What’s amazing is that these policy “experts” have blown right by the most important part of this debate. Which is whether or not the government should be trying to manipulate our eating/drinking behavior.
Does anyone else remember that old movie Demolition Man starring Sylvester Stallone and Wesley Snipes? Stallone’s character gets put in a cyrogenic deep freeze for committing some crime, and wakes up in a utopian future. There’s no crime. No poverty. No suffering. No illness. Everything is perfect. Except that everything sucks too. The government runs everything, and so everything is the same. You eat what the government tells you to eat. You live how the government tells you to live. Again, there’s no illness or crime or anything, but there’s no joi de vive for lack of a better term.

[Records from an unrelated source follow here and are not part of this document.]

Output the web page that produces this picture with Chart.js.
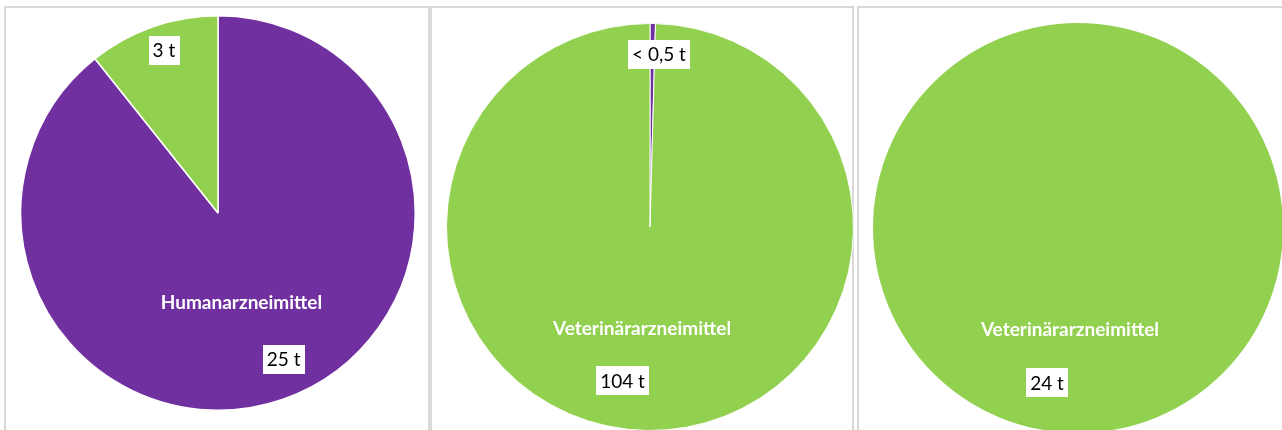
<!DOCTYPE html>
<html><head><meta charset="utf-8">
<script src="https://cdn.jsdelivr.net/npm/chart.js@4.4.1/dist/chart.umd.min.js"></script>
<style>
html,body{margin:0;padding:0;width:1282px;height:430px;overflow:hidden;background:#fff;}
.panel{position:absolute;border:2px solid #d9d9d9;box-sizing:border-box;}
.wrap{position:absolute;}
.wrap canvas{display:block;}
</style></head><body>
<div class="panel" style="left:4px;top:6px;width:426px;height:480px"></div>
<div class="panel" style="left:430px;top:6px;width:424px;height:480px"></div>
<div class="panel" style="left:857px;top:6px;width:440px;height:480px"></div>
<div class="wrap" style="left:20px;top:15px;width:396px;height:396px"><canvas id="c1"></canvas></div>
<div class="wrap" style="left:446px;top:23px;width:408px;height:408px"><canvas id="c2"></canvas></div>
<div class="wrap" style="left:873px;top:23px;width:410px;height:410px"><canvas id="c3"></canvas></div>
<script>
// ---- data ----
const categories = ['Humanarzneimittel', 'Veterinärarzneimittel'];
const colors = ['#7030A0', '#92D050'];
const panel1Values = [25, 3];
const panel2Values = [0.45, 104];
const panel3Values = [0, 24];
const panel1ValueLabels = ['25 t', '3 t'];
const panel2ValueLabels = ['< 0,5 t', '104 t'];
const panel3ValueLabels = ['', '24 t'];

const FONT = 'Lato, "Open Sans", sans-serif';

// label placement (offsets from pie center, in fractions of the radius)
function makeLabelPlugin(items) {
  return {
    id: 'pieLabels',
    afterDatasetsDraw(chart) {
      const meta = chart.getDatasetMeta(0);
      const a = meta.data[0];
      const cx = a.x, cy = a.y, r = a.outerRadius;
      const ctx = chart.ctx;
      ctx.save();
      ctx.textAlign = 'center';
      ctx.textBaseline = 'middle';
      items.forEach(it => {
        const x = cx + it.dx * r, y = cy + it.dy * r;
        if (it.kind === 'name') {
          ctx.font = 'bold 19px ' + FONT;
          ctx.fillStyle = '#ffffff';
          ctx.fillText(it.text, x, y);
        } else {
          ctx.font = '19px ' + FONT;
          const w = ctx.measureText(it.text).width + 8;
          const h = 29;
          ctx.fillStyle = '#ffffff';
          ctx.fillRect(Math.round(x - w / 2), Math.round(y - h / 2), Math.round(w), h);
          ctx.fillStyle = '#000000';
          ctx.fillText(it.text, x, y + 1);
        }
      });
      ctx.restore();
    }
  };
}

function makePie(id, values, borderWidth, items) {
  return new Chart(document.getElementById(id), {
    type: 'pie',
    data: {
      labels: categories,
      datasets: [{
        data: values,
        backgroundColor: colors,
        borderColor: '#ffffff',
        borderWidth: borderWidth
      }]
    },
    options: {
      responsive: true,
      maintainAspectRatio: false,
      animation: false,
      events: [],
      layout: { padding: 0 },
      plugins: { legend: { display: false }, tooltip: { enabled: false } }
    },
    plugins: [makeLabelPlugin(items)]
  });
}

makePie('c1', panel1Values, 1.5, [
  { kind: 'name', text: categories[0], dx: 0.119, dy: 0.454 },
  { kind: 'value', text: panel1ValueLabels[0], dx: 0.333, dy: 0.741 },
  { kind: 'value', text: panel1ValueLabels[1], dx: -0.274, dy: -0.825 }
]);
makePie('c2', panel2Values, 1, [
  { kind: 'value', text: panel2ValueLabels[0], dx: 0.044, dy: -0.850 },
  { kind: 'name', text: categories[1], dx: -0.039, dy: 0.500 },
  { kind: 'value', text: panel2ValueLabels[1], dx: -0.135, dy: 0.755 }
]);
makePie('c3', panel3Values, 0, [
  { kind: 'name', text: categories[1], dx: -0.039, dy: 0.498 },
  { kind: 'value', text: panel3ValueLabels[1], dx: -0.151, dy: 0.754 }
]);
</script>
</body></html>
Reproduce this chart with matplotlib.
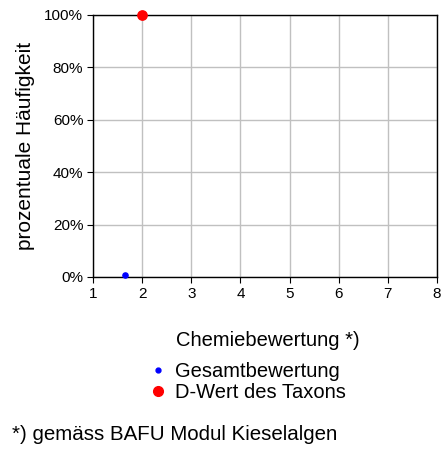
import matplotlib
matplotlib.use("Agg")
import matplotlib.pyplot as plt
from matplotlib.ticker import PercentFormatter
from matplotlib.lines import Line2D

plt.rcParams['font.family'] = ['Liberation Sans', 'DejaVu Sans']

# data
gesamt_x = [1.66]
gesamt_y = [0.8]
dwert_x = [2]
dwert_y = [100]

x_ticks = [1, 2, 3, 4, 5, 6, 7, 8]
y_ticks = [0, 20, 40, 60, 80, 100]

fig = plt.figure(figsize=(4.46, 4.5), dpi=100)
ax = fig.add_axes([93 / 446, 1 - 277 / 450, 344 / 446, 262 / 450])

ax.scatter(gesamt_x, gesamt_y, s=14, color='#0000FF', zorder=3, clip_on=False)
ax.scatter(dwert_x, dwert_y, s=45, color='#FF0000', zorder=3, clip_on=False)

ax.set_xlim(1, 8)
ax.set_ylim(0, 100)
ax.set_xticks(x_ticks)
ax.set_yticks(y_ticks)
ax.yaxis.set_major_formatter(PercentFormatter(decimals=0))
ax.grid(True, color='#C0C0C0', linewidth=1)
ax.set_axisbelow(True)
for sp in ax.spines.values():
    sp.set_color('black')
    sp.set_linewidth(1)
ax.tick_params(labelsize=11, length=4, direction='out', color='black', pad=3)
ax.set_ylabel('prozentuale Häufigkeit', fontsize=15, labelpad=7)

fig.text(268 / 446, 1 - 340 / 450, 'Chemiebewertung *)', fontsize=14.5,
         ha='center', va='center')

handles = [
    Line2D([], [], linestyle='none', marker='o', markersize=3.5, color='#0000FF'),
    Line2D([], [], linestyle='none', marker='o', markersize=7, color='#FF0000'),
]
fig.legend(handles, ['Gesamtbewertung', 'D-Wert des Taxons'],
           loc='center left', bbox_to_anchor=(141 / 446, 1 - 382 / 450),
           frameon=False, fontsize=14.5, handlelength=0.7, handletextpad=0.5,
           labelspacing=0.12, borderpad=0)

fig.text(12 / 446, 1 - 435 / 450, '*) gemäss BAFU Modul Kieselalgen',
         fontsize=14.8, ha='left', va='center')

fig.savefig('out.png', dpi=100)
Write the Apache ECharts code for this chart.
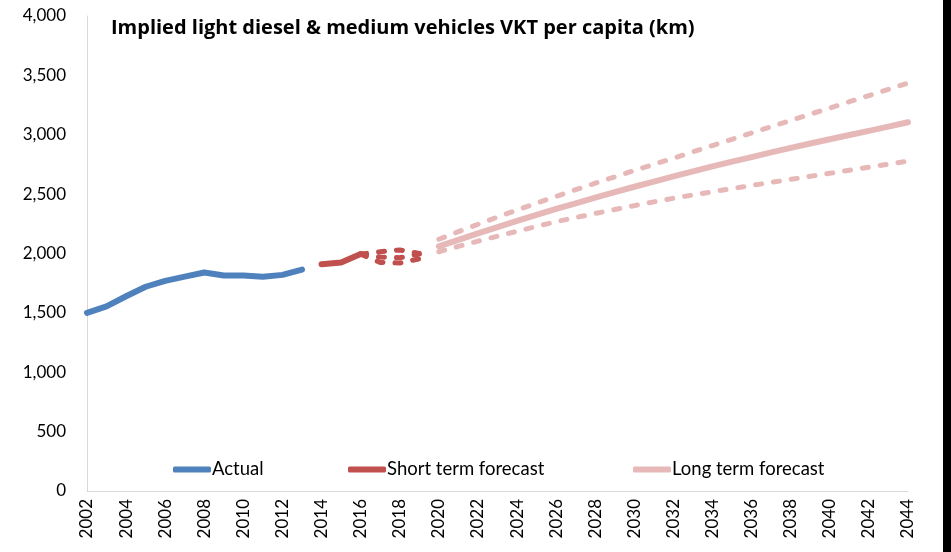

A scene in the movie that sticks with me is Stallone’s character discovering the underworld of dissenters who don’t want to live as the social architects in the mainstream culture tell them too. He’s walking through their slum and spots a burger stand. He immediately purchases a burger and a beer and tears into it. It’s a rat burger, of course, but it doesn’t matter to him. He’s just happy to be eating something that’s not good for him for a change.
Which speaks to a elemental sort of freedom we all feel, doesn’t it? The social engineers seem to want us to eat and drink and generally live a certain way, but isn’t this a free country? As long as we’re not hurting anyone else, shouldn’t we be free to eat and drink as we wish? If someone wants to have cheeseburgers and soda three meals a day, every day, shouldn’t he/she be free to live that way? Sure, they won’t last long like that, but it’s their choice right?
It’s hard to combat government efforts to promote health because health is a good thing. But we should remember that freedom doesn’t just mean being free to make good decisions, but being free to make bad ones too. Because the “good” decisions the government makes for us might make our lives into something we don’t want them to be.
I, for one, would like to just live my life without an endless stream of health bureaucrats out to push me into living a certain way.